How social and behavioural scientists can advance their ERLs

The field of genetics started in a position similar to the position that many behavioural sciences find themselves in now, with small, independently collected samples that produced unreliable findings. Attempts to identify candidate genes for many constructs of interest kept stalling at TRL1/ERL4. In one prominent example, 52 patients provided genetic material for an analysis of the relationship between the 5-HTT gene and major depression9, a finding that spurred enormous interest in the biological mechanisms underlying depression. Unfortunately, as with the current situation in psychology, these early results were contradicted by failed replication studies10.

Technological advances in genotyping unlocked different approaches for geneticists. Instead of working in isolated teams, geneticists pooled resources via consortium studies and thereby accelerated scientific progress and quality. Their recent studies (with samples that sometimes exceed 1,000,000) dwarf previous candidate gene studies in terms of sample size11. To accomplish this, geneticists devoted considerable time to developing research workflows, data harmonization systems and processes that increased the accuracy of their measurements. The new methodologies are not without flaws: for example, there is substantial scope for expanding the representativeness of study cohorts.

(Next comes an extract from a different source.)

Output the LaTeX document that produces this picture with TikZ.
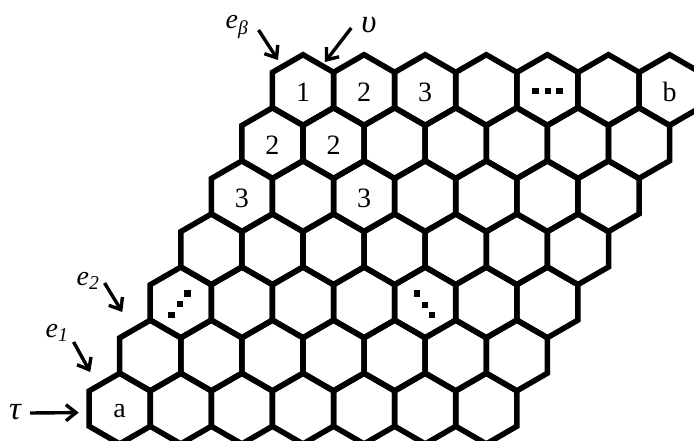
\documentclass[tikz,border=0pt]{standalone}
\usepackage{fontspec}
\setmainfont{Liberation Serif}
\usetikzlibrary{arrows.meta,shapes.geometric,calc}

\begin{document}
\begin{tikzpicture}[x=1pt,y=-1pt,
  hexcell/.style={regular polygon,regular polygon sides=6,shape border rotate=30,minimum size=70.6pt,inner sep=0pt,outer sep=0pt,draw=black,line width=5.5pt},
  num/.style={font=\fontsize{28}{30}\selectfont,yshift=-2pt},
  tag/.style={font=\fontsize{28}{30}\selectfont\itshape,inner sep=1pt},
  greek/.style={tag,font=\fontsize{33}{34}\selectfont\itshape},
  arr/.style={line width=3.4pt,-{Straight Barb[length=10pt,width=16pt]}}
]
\useasboundingbox (0,0) rectangle (694,441);
% lattice: row r, column c
\foreach \r in {0,...,6}
  \foreach \c in {0,...,6}
    \node[hexcell] (h-\r-\c) at ({303-30.55*\r+61.1*\c},{90+53.1*\r}) {};

% numbers in the cells
\node[num] at (h-0-0) {1};
\node[num] at (h-0-1) {2};
\node[num] at (h-0-2) {3};
\node[num] at (h-0-6) {b};
\node[num] at (h-1-0) {2};
\node[num] at (h-1-1) {2};
\node[num] at (h-2-0) {3};
\node[num] at (h-2-2) {3};
\node[num] at (h-6-0) {a};

% dots
\foreach \dx/\dy in {-12/1,0.5/1,12/1}
  \fill ([shift={(\dx,\dy)}]h-0-4) ++(-3.4,-3.4) rectangle ++(6.8,6.8);
\foreach \dx/\dy in {-9.5/12.3,-1.1/1.6,6.5/-9.1}
  \fill ([shift={(\dx,\dy)}]h-4-0) ++(-3.2,-3.2) rectangle ++(6.4,6.4);
\foreach \dx/\dy in {-8.5/-9,0/2.6,6.5/12.6}
  \fill ([shift={(\dx,\dy)}]h-4-4) ++(-3.2,-3.2) rectangle ++(6.4,6.4);

% edge names
\node[greek] (tau) at (15,412) {τ};
\node[tag] (e1) at (57,333) {e\textsubscript{1}};
\node[tag] (e2) at (88,281) {e\textsubscript{2}};
\node[tag] (eb) at (237,27) {e\textsubscript{β}};
\node[greek] (ups) at (369,25) {υ};

\coordinate (tau-tip) at ([shift={(-41,4)}]h-6-0);
\coordinate (e1-tip) at ([shift={(-29.5,-36.6)}]h-6-0);
\coordinate (e2-tip) at ([shift={(-28,-43.5)}]h-5-0);
\coordinate (eb-tip) at ([shift={(-25,-30)}]h-0-0);
\coordinate (ups-tip) at ([shift={(22,-28)}]h-0-0);

\draw[arr] ([shift={(8,1)}]tau.east) -- (tau-tip);
\draw[arr] ([shift={(4,9)}]e1.east) -- (e1-tip);
\draw[arr] ([shift={(4,2)}]e2.east) -- (e2-tip);
\draw[arr] ([shift={(9,3)}]eb.east) -- (eb-tip);
\draw[arr] ([shift={(-9,3)}]ups.west) -- (ups-tip);
\end{tikzpicture}
\end{document}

But the progress that consortium research in genetics has made in a short time is impressive.

In recent years we have observed similar progress in the psychological sciences going from single, small-sample studies to large-scale replications12,13 and novel studies14 to the building of the prerequisite infrastructure to facilitate team science. One example is the Psychological Science Accelerator (PSA), a large standing network with experts facilitating study selection, data management, ethics and translation15. While the PSA is making important progress, problems surrounding measurement validity, sample generalizability and organizational diversity (40% of its leadership is from North America), which affect the network’s ability to accurately interpret findings, still present material challenges to the applicability of their projects. Therefore, the PSA will require substantial improvement and investment before it can generate practical ERL7-level evidence and further develop our proposed framework.

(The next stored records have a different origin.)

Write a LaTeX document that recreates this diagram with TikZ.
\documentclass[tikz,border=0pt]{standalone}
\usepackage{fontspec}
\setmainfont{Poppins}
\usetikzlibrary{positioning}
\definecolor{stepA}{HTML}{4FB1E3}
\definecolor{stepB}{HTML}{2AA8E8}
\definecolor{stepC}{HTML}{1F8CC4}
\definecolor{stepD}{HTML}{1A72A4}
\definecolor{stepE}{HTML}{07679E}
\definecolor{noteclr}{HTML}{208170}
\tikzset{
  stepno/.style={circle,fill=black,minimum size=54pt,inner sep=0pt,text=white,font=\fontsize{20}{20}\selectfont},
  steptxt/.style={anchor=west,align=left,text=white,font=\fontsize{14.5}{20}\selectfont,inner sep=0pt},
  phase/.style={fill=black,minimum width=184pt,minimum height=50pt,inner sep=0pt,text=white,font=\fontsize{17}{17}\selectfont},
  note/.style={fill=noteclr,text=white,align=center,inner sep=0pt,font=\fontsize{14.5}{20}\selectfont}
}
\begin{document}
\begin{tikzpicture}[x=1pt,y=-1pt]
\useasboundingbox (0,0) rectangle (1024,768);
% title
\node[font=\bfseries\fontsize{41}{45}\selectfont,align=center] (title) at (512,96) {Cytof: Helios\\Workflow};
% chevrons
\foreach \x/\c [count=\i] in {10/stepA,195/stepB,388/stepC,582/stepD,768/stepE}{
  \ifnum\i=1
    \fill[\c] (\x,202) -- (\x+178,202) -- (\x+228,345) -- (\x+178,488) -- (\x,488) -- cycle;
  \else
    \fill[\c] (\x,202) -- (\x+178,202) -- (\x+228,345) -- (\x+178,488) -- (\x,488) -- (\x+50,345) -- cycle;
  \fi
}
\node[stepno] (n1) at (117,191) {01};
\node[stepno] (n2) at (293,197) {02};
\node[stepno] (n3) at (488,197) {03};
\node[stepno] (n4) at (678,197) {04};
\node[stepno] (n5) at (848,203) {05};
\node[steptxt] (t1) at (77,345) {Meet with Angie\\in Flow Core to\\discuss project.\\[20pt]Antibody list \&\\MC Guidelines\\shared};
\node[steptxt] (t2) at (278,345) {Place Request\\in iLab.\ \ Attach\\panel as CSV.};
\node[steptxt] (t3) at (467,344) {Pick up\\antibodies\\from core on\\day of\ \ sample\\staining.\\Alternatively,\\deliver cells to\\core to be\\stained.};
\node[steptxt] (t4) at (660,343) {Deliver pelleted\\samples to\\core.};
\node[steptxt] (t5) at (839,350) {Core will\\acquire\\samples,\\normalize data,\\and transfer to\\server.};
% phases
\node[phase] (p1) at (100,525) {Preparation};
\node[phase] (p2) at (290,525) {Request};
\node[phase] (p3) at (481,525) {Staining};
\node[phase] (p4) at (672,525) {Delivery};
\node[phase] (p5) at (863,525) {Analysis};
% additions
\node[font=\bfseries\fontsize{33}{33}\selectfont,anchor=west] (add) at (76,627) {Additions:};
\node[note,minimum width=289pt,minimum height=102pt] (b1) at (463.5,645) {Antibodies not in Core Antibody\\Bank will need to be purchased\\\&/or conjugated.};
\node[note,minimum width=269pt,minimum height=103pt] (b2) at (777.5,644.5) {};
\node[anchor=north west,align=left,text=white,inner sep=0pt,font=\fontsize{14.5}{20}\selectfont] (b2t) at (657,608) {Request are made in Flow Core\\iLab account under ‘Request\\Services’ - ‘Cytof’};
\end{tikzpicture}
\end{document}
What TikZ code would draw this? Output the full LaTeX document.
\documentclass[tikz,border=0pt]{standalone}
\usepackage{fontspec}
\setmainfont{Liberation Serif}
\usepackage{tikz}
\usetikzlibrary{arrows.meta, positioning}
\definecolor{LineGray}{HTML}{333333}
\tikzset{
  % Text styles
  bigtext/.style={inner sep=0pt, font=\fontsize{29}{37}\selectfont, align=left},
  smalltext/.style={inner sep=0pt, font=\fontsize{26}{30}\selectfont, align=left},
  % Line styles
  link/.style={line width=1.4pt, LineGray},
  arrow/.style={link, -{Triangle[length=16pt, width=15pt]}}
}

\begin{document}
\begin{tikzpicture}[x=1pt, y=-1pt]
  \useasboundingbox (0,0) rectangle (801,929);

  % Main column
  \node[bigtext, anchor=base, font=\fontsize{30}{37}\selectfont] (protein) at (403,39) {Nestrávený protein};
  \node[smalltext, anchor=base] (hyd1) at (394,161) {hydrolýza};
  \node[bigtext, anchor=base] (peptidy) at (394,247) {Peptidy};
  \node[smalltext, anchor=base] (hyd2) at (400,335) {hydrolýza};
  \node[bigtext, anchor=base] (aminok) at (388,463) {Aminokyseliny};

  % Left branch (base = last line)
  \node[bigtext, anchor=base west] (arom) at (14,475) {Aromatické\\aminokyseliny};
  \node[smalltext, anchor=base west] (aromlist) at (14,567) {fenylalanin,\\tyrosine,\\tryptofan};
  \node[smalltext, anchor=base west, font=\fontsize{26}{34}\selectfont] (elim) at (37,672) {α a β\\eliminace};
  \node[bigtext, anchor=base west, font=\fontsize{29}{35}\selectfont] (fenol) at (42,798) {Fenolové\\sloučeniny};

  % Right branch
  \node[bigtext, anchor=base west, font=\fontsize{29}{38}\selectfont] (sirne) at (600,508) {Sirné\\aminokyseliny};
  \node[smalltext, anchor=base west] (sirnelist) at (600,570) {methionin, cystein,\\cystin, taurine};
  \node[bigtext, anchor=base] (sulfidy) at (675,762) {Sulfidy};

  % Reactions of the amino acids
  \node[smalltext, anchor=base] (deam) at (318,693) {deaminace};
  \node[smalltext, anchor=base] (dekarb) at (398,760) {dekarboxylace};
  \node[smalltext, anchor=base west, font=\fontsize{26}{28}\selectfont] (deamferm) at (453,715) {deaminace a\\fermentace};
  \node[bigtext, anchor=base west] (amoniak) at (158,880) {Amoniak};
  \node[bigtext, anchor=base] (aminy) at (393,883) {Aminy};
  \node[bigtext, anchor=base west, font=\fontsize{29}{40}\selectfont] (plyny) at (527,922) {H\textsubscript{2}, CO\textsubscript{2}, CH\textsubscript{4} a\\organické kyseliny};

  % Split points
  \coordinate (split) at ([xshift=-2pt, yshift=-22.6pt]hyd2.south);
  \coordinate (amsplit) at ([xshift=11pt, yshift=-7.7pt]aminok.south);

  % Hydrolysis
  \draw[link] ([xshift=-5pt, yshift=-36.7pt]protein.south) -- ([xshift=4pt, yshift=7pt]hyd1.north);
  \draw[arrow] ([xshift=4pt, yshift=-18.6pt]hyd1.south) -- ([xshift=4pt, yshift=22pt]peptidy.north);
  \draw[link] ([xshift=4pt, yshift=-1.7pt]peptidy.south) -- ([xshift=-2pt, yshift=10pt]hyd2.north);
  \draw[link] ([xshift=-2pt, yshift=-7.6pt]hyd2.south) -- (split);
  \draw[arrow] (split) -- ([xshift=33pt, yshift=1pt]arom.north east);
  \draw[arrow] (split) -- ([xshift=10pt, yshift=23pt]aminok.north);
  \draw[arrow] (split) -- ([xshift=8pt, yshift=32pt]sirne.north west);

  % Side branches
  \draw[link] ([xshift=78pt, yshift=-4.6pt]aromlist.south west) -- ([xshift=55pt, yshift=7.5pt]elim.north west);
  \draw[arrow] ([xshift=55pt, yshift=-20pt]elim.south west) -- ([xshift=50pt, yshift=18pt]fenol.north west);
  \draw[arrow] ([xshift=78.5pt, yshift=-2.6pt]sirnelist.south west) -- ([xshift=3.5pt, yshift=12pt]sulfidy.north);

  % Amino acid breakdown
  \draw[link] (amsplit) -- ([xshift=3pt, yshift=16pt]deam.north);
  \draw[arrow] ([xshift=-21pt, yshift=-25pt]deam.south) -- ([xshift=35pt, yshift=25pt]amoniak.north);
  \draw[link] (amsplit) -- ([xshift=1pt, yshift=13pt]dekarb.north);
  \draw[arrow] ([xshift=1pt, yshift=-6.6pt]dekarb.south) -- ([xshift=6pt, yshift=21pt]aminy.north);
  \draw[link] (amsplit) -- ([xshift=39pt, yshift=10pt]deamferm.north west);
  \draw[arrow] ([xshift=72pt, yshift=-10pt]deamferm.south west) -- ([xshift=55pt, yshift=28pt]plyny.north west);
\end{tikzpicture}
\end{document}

The COVID-19 crisis underscores the critical need to bring the social and behavioural sciences in line with other mature sciences. Diverse consortia of researchers with expertise in philosophy, ethics, statistics and data and code management are needed to produce the kind of research required to better understand people the world over. Realising this mature, inclusive and efficient model necessitates a shift in the knowledge production and evaluation models that guide the social and behavioural sciences.

Be cautious when applying social and behavioural science to policy

On balance, we hold the view that the social and behavioural sciences have the potential to help us better understand our world. However, we are less sanguine about whether many areas of social and behavioural sciences are mature enough to provide such understanding, particularly when considering life-and-death issues like a pandemic. We believe that, rather than appealing to policy-makers to recognise our value, we should focus on earning the credibility that legitimates a seat at the policy table. The ERL taxonomy is a sample roadmap for achieving this level of maturity as a science and for accurately and honestly communicating our current state of evidence. Collaborations among large and diverse teams with local knowledge and multidisciplinary expertise can help us move up the evidence ladder. Equally important, studies in the behavioural sciences must be designed to move up this ladder incrementally. Designing an ERL6 study that is built on a shaky ERL1 foundation will be of little use. Moving up requires investment, thought and, most important of all, epistemic humility. Without a systematic and iterative research framework, we believe that behavioural scientists should carefully consider whether well-intentioned advice may do more harm than good.